■ **Set problem**:
Without the pictures, output the lines of the material from the very first through the one that holds "plt.rcParams['mathtext.bf'] = 'Liberation".

■ **Source excerpt**:
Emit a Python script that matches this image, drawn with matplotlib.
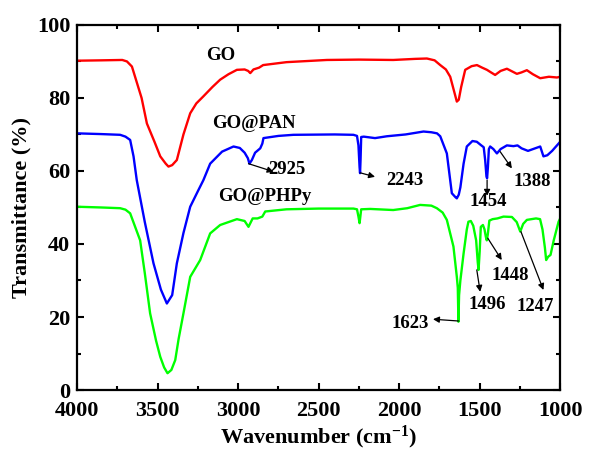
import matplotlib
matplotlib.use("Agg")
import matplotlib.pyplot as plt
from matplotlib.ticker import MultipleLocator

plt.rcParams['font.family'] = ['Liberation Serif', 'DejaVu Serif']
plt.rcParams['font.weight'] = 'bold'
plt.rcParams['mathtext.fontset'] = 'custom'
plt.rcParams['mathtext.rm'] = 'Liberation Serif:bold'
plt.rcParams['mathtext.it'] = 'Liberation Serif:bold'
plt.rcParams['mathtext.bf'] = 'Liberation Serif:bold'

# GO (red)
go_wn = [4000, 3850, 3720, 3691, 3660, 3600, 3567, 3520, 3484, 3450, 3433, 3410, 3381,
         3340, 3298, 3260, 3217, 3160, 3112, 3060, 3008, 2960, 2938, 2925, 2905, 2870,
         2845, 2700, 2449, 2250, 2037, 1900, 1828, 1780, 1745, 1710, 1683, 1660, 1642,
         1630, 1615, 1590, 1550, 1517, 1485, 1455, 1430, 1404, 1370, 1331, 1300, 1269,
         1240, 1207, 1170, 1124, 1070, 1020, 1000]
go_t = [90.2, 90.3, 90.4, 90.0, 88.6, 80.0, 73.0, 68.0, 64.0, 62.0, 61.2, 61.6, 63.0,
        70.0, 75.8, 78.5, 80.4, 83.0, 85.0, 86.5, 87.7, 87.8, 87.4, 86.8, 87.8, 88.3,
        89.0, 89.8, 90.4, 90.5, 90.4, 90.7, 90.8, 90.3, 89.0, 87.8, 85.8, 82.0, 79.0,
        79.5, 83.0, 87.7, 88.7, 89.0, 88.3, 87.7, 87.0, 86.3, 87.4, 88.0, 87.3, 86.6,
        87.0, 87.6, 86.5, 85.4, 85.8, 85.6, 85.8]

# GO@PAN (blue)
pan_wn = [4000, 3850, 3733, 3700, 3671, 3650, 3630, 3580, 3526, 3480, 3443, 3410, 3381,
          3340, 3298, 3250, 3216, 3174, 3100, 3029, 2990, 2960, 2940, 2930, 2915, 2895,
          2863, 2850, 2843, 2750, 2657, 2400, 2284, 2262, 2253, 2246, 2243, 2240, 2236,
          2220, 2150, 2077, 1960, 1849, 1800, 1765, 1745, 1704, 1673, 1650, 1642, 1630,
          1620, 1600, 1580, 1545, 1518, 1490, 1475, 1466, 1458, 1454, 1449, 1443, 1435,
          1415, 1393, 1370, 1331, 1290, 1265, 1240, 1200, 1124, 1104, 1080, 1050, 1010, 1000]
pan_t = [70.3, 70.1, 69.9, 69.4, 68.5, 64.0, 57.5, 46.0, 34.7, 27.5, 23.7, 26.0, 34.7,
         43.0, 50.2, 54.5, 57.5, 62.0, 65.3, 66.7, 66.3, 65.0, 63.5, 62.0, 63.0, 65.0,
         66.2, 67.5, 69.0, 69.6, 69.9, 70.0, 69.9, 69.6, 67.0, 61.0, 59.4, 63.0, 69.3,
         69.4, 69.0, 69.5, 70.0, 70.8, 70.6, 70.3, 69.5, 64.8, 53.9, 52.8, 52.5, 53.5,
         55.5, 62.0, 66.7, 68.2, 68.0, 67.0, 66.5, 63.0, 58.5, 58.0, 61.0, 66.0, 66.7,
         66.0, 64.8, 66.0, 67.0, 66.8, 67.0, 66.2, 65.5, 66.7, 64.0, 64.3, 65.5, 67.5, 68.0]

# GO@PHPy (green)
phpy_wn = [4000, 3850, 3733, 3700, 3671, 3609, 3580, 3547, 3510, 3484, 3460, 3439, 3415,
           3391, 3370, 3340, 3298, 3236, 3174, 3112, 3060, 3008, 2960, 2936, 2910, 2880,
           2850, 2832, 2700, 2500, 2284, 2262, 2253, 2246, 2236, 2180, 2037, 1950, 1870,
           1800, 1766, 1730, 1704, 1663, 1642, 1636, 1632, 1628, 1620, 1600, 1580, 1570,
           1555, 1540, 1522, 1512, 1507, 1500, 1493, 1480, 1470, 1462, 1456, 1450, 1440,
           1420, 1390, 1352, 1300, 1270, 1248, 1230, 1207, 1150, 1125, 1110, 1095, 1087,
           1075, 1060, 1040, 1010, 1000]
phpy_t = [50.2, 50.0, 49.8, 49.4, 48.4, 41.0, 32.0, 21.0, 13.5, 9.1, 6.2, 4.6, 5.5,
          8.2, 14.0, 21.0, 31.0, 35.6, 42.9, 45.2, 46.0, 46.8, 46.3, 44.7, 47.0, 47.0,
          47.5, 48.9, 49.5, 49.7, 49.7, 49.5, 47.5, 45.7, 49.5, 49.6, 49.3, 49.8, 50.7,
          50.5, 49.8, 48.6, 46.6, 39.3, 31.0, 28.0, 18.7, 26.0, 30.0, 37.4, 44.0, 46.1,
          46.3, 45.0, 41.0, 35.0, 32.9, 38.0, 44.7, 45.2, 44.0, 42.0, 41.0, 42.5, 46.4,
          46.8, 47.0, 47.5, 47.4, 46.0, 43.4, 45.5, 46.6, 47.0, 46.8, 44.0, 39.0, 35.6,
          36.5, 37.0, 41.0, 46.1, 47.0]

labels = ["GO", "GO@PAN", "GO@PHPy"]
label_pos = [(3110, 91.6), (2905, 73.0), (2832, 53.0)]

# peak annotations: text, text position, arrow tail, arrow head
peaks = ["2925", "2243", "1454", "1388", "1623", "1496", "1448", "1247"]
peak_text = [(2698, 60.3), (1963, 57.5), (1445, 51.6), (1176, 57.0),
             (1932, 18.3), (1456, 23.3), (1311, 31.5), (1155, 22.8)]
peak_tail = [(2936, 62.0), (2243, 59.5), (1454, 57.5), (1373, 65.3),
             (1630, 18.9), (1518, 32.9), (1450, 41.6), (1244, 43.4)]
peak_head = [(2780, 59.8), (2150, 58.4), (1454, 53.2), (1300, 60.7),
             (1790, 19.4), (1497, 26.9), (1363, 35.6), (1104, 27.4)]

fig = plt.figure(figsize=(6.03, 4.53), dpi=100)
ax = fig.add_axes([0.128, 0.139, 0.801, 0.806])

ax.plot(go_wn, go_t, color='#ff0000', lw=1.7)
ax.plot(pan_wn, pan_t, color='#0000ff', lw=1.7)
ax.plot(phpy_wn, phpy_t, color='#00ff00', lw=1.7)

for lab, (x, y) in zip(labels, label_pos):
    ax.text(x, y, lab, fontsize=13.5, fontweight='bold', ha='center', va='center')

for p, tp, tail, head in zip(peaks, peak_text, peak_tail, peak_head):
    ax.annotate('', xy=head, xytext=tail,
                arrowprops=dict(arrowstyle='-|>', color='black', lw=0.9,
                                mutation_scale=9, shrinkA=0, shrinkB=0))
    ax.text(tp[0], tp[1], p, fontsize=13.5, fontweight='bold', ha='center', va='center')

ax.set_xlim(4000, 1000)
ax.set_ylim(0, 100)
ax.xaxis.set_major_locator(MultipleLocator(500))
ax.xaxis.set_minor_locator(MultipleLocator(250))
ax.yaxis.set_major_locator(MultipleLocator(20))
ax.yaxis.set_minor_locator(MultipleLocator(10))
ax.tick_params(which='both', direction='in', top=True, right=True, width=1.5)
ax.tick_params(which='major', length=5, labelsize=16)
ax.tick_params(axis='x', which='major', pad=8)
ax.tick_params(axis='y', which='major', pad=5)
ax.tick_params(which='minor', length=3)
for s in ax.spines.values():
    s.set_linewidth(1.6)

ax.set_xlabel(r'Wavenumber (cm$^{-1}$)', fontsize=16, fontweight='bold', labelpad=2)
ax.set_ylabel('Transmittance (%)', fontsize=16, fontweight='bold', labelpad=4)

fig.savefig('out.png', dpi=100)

■ **Response to this task**:
Emit a Python script that matches this image, drawn with matplotlib.
import matplotlib
matplotlib.use("Agg")
import matplotlib.pyplot as plt
from matplotlib.ticker import MultipleLocator

plt.rcParams['font.family'] = ['Liberation Serif', 'DejaVu Serif']
plt.rcParams['font.weight'] = 'bold'
plt.rcParams['mathtext.fontset'] = 'custom'
plt.rcParams['mathtext.rm'] = 'Liberation Serif:bold'
plt.rcParams['mathtext.it'] = 'Liberation Serif:bold'
plt.rcParams['mathtext.bf'] = 'Liberation Serif:bold'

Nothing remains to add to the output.